Dans le village voisin, à Bamanga, à une dizaine de km de là, deux jeunes bergers postés à la lisière d'un champ d'arachide veillent sur leur troupeau de bœufs qui se régale en avançant, têtes baissées. «Vous voyez, ils nous mettent la pression. Là, ils font semblant d'être très occupés à sur¬veiller leurs bêtes. En fait, nous n'arrivons même plus à récolter tous nos produits. À peine nous avons avancé qu'ils sont là derrière nous. On ne peut pas travailler en paix», raconte Fanta, une veuve. Elle explique qu'il v a quelques années, elle a eu la désagréable surprise de constater que son champ, récolté à moitié la veille, avait été ravagé par un troupeau de bœufs. Des bergers insouciants avaient fait paître leur troupeau dans son champ.
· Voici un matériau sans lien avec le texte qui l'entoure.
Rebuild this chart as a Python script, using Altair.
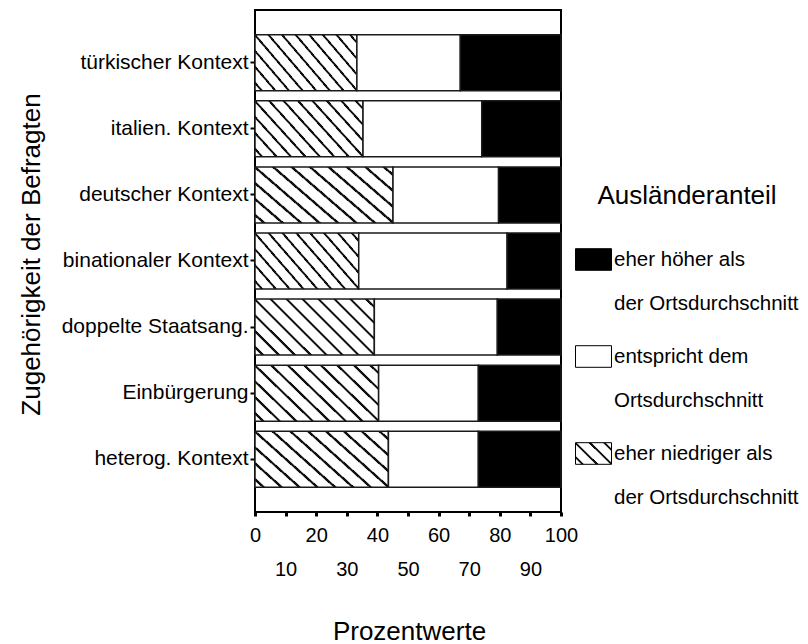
import altair as alt
import pandas as pd

# ---- data (top to bottom) ----
categories = ["türkischer Kontext", "italien. Kontext", "deutscher Kontext",
              "binationaler Kontext", "doppelte Staatsang.", "Einbürgerung",
              "heterog. Kontext"]
niedrig = [33.3, 35.3, 45.1, 33.9, 39.0, 40.4, 43.6]   # eher niedriger als der Ortsdurchschnitt
mittel  = [33.8, 38.8, 34.5, 48.5, 40.2, 32.6, 29.4]   # entspricht dem Ortsdurchschnitt
hoch    = [32.9, 25.9, 20.4, 17.6, 20.8, 27.0, 27.0]   # eher höher als der Ortsdurchschnitt

legend_keys = ["hoch", "mittel", "niedrig"]
legend_lines = {
    "hoch": ["eher höher als", "der Ortsdurchschnitt"],
    "mittel": ["entspricht dem", "Ortsdurchschnitt"],
    "niedrig": ["eher niedriger als", "der Ortsdurchschnitt"],
}
stack_order = {"niedrig": 0, "mittel": 1, "hoch": 2}
x_ticks = [0, 10, 20, 30, 40, 50, 60, 70, 80, 90, 100]

rows = []
for i, c in enumerate(categories):
    for key, vals in (("niedrig", niedrig), ("mittel", mittel), ("hoch", hoch)):
        rows.append({"Kontext": c, "Anteil": key, "Wert": vals[i], "ord": stack_order[key]})
df = pd.DataFrame(rows)

FONT = "Liberation Sans"


def hatch(n, x2, y2):
    pts = [(0.0, "#ffffff")]
    h = 0.08 / n
    e = 0.07 / n
    for k in range(n):
        c = (k + 0.5) / n
        pts += [(c - h - e, "#ffffff"), (c - h, "#888888"), (c - h, "#111111"),
                (c + h, "#111111"), (c + h, "#888888"), (c + h + e, "#ffffff")]
    pts.append((1.0, "#ffffff"))
    stops = ",".join("{offset:%.4f,color:'%s'}" % (o, col) for o, col in pts)
    return "{gradient:'linear',x1:0,y1:1,x2:%.3f,y2:%.3f,stops:[%s]}" % (x2, y2, stops)


bar_hatch = hatch(11, 1.204, 0.434)
leg_hatch = hatch(4, 1.173, 0.284)

lab_expr = " : ".join(
    "datum.label == '%s' ? ['%s', '%s']" % (k, v[0], v[1]) for k, v in legend_lines.items()
) + " : datum.label"

bars = alt.Chart(df).mark_bar(stroke="#1a1a1a", strokeWidth=1.5).encode(
    y=alt.Y("Kontext:N", sort=categories,
            scale=alt.Scale(paddingInner=0.153, paddingOuter=0.374),
            axis=alt.Axis(title="Zugehörigkeit der Befragten", titleFont=FONT,
                          titleFontSize=26, titleFontWeight="normal", titleColor="black",
                          titleX=-224, titleY=244, titleBaseline="middle", titleAngle=-90,
                          labelFont=FONT, labelFontSize=21, labelColor="black",
                          labelPadding=2, labelLimit=400, tickColor="black",
                          tickSize=5, tickWidth=2, domain=False)),
    x=alt.X("Wert:Q", stack="zero",
            scale=alt.Scale(domain=[0, 100], nice=False),
            axis=alt.Axis(title="Prozentwerte", values=x_ticks, grid=False,
                          titleFont=FONT, titleFontSize=26, titleFontWeight="normal",
                          titleColor="black", titleX=154, titleY=119, titleBaseline="middle",
                          labelFont=FONT, labelFontSize=20, labelColor="black",
                          labelExpr="datum.value % 20 == 0 ? datum.label : ['', datum.label]",
                          labelLineHeight=34, labelBaseline="top", labelPadding=9,
                          labelFlush=False, labelOverlap=False,
                          tickColor="black", tickSize=4, tickWidth=3, domain=False)),
    fill=alt.Fill("Anteil:N",
                  scale=alt.Scale(domain=legend_keys,
                                  range=["black", "white", alt.ExprRef(expr=bar_hatch)]),
                  legend=None),
    order=alt.Order("ord:Q"),
)

leg = alt.Chart(df).transform_filter("false").mark_bar().encode(
    fill=alt.Fill("Anteil:N",
                  scale=alt.Scale(domain=legend_keys,
                                  range=["black", "white", alt.ExprRef(expr=leg_hatch)]),
                  legend=alt.Legend(orient="none", legendX=320, legendY=173,
                                    title="Ausländeranteil", titleFont=FONT,
                                    titleFontSize=26, titleFontWeight="normal",
                                    titleColor="black", titleAnchor="middle",
                                    titlePadding=32,
                                    labelFont=FONT, labelFontSize=20.5, labelColor="black",
                                    labelBaseline="middle",
                                    labelExpr=lab_expr, labelLimit=400, labelOffset=2,
                                    symbolType="M-1,-0.6H1V0.6H-1Z",
                                    symbolSize=1296, symbolStrokeColor="black",
                                    symbolStrokeWidth=1, symbolOpacity=1,
                                    rowPadding=24, padding=0)),
)

chart = alt.layer(bars, leg).resolve_scale(fill="independent").properties(
    width=306, height=502,
    autosize=alt.AutoSizeParams(type="none"),
    padding={"left": 247, "top": 2, "right": 239, "bottom": 134},
    background="white",
).configure(
    style={"guide-label": {"lineHeight": 44}}
).configure_view(stroke="black", strokeWidth=2)

chart.save("out.html", embed_options={"renderer": "svg", "actions": False})
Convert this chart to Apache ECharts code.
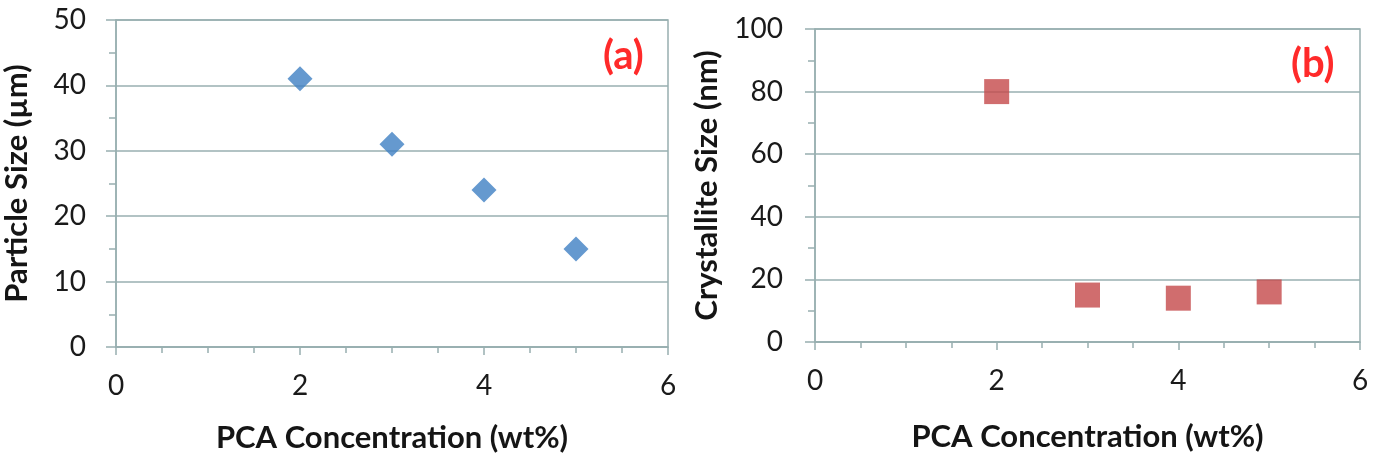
<!DOCTYPE html>
<html>
<head>
<meta charset="utf-8">
<script src="https://cdn.jsdelivr.net/npm/echarts@6/dist/echarts.min.js"></script>
<style>
  html, body { margin: 0; padding: 0; background: #fff; }
  #chart { width: 1377px; height: 459px; }
</style>
</head>
<body>
<div id="chart"></div>
<script>
// PCA concentration (wt%)
const pcaConc = [2, 3, 4, 5];
// (a) particle size, µm
const particleSize = [41, 31, 24, 15];
// (b) crystallite size, nm
const crystalliteSize = [80, 15, 14, 16];

const xTicks = { min: 0, max: 6, interval: 2 };
const yTicksA = { min: 0, max: 50, interval: 10 };
const yTicksB = { min: 0, max: 100, interval: 20 };

const gridColor = '#98afb0';
const font = 'Lato, "Open Sans", sans-serif';

const chart = echarts.init(document.getElementById('chart'));

function xAxisFor(gridIndex, gap) {
  return {
    gridIndex,
    type: 'value',
    min: xTicks.min,
    max: xTicks.max,
    interval: xTicks.interval,
    name: 'PCA Concentration (wt%)',
    nameLocation: 'middle',
    nameGap: gap,
    nameTextStyle: { fontFamily: font, fontSize: 31, fontWeight: 'bold', color: '#151515' },
    axisLine: { lineStyle: { color: gridColor, width: 1.5 } },
    axisTick: { show: true, length: 8, lineStyle: { color: gridColor, width: 1.5 } },
    minorTick: { show: true, splitNumber: 4, length: 6, lineStyle: { color: gridColor, width: 1.5 } },
    splitLine: { show: false },
    axisLabel: { fontFamily: font, fontSize: 28, color: '#1a1a1a', margin: 25 },
  };
}

function yAxisFor(gridIndex, ticks, name, gap, labelGap) {
  return {
    gridIndex,
    type: 'value',
    min: ticks.min,
    max: ticks.max,
    interval: ticks.interval,
    name,
    nameLocation: 'middle',
    nameGap: gap,
    nameTextStyle: { fontFamily: font, fontSize: 31, fontWeight: 'bold', color: '#151515' },
    axisLine: { show: true, lineStyle: { color: gridColor, width: 1.5 } },
    axisTick: { show: true, length: 10, lineStyle: { color: gridColor, width: 1.5 } },
    minorTick: { show: true, splitNumber: 2, length: 7, lineStyle: { color: gridColor, width: 1.5 } },
    splitLine: { show: true, lineStyle: { color: gridColor, width: 1.5 } },
    axisLabel: { fontFamily: font, fontSize: 28, color: '#1a1a1a', margin: labelGap },
  };
}

const option = {
  backgroundColor: '#fff',
  animation: false,
  title: [
    {
      text: '(a)', left: 598, top: 31,
      textStyle: { fontFamily: font, fontSize: 40, fontWeight: 'bold', color: '#ff2a2a' },
    },
    {
      text: '(b)', left: 1286, top: 39,
      textStyle: { fontFamily: font, fontSize: 40, fontWeight: 'bold', color: '#ff2a2a' },
    },
  ],
  grid: [
    { left: 114, top: 20, width: 554, height: 327, show: true, borderColor: gridColor, borderWidth: 1.5, backgroundColor: 'transparent' },
    { left: 815, top: 29, width: 545, height: 313, show: true, borderColor: gridColor, borderWidth: 1.5, backgroundColor: 'transparent' },
  ],
  xAxis: [xAxisFor(0, 75), xAxisFor(1, 79)],
  yAxis: [
    yAxisFor(0, yTicksA, 'Particle Size (µm)', 84, 30),
    yAxisFor(1, yTicksB, 'Crystallite Size (nm)', 93, 32),
  ],
  series: [
    {
      type: 'scatter',
      xAxisIndex: 0,
      yAxisIndex: 0,
      symbol: 'diamond',
      symbolSize: 25,
      itemStyle: { color: '#3f7fc3' },
      data: pcaConc.map((x, i) => [x, particleSize[i]]),
    },
    {
      type: 'scatter',
      xAxisIndex: 1,
      yAxisIndex: 1,
      symbol: 'rect',
      symbolSize: 25,
      itemStyle: { color: '#c4494a' },
      data: pcaConc.map((x, i) => [x, crystalliteSize[i]]),
    },
  ],
};

chart.setOption(option);
window.addEventListener('resize', () => {
  chart.resize();
});
</script>
</body>
</html>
Dans ces vastes espaces récoltés et dépouillés de toutes leurs richesses, les résidus, feuilles, coques, pailles, foins, racines et autres légumineuses s'étalent à perte de vue. Ces déchets constituent le plat préféré des bœufs, moutons et Chèvres. Une situation qui est à l'origine de nombreux conflits entre éleveurs et agriculteurs. En réalité, dans ces zones agricoles et fourragères, la cohabitation entre éleveurs et agriculteurs n'est pas toujours saine. Des dégâts causés par les bœufs dans les champs sont régulièrement la cause des altercations et des bagarres rangées entre agriculteurs et éleveurs dans les villages. Elles conduisent parfois à des blessures et même à la mort d'hommes, car les bergers sont le plus souvent armés. L'on assiste aussi à une espèce de vendetta entre les deux parties belligérantes qui se résume à des vols de bœufs ou à des destructions de cultures. «Le constat est que les conflits agro-pastoraux sont une réalité constante en zone rurale. Aucune année ne passe sans qu'on enregistre des pertes en vies humaines ou des personnes gravement blessées suite aux altercations entre agriculteurs et éleveurs, pourtant ces deux catégories sociales sont condamnées .à vivre ensemble comme la langue et les dents dans la bouche et de partager la même ressource qui est la terre», explique Jérôme Njabou de l'Organisation catholique allemande pour l'Assistance au développement (Ageh).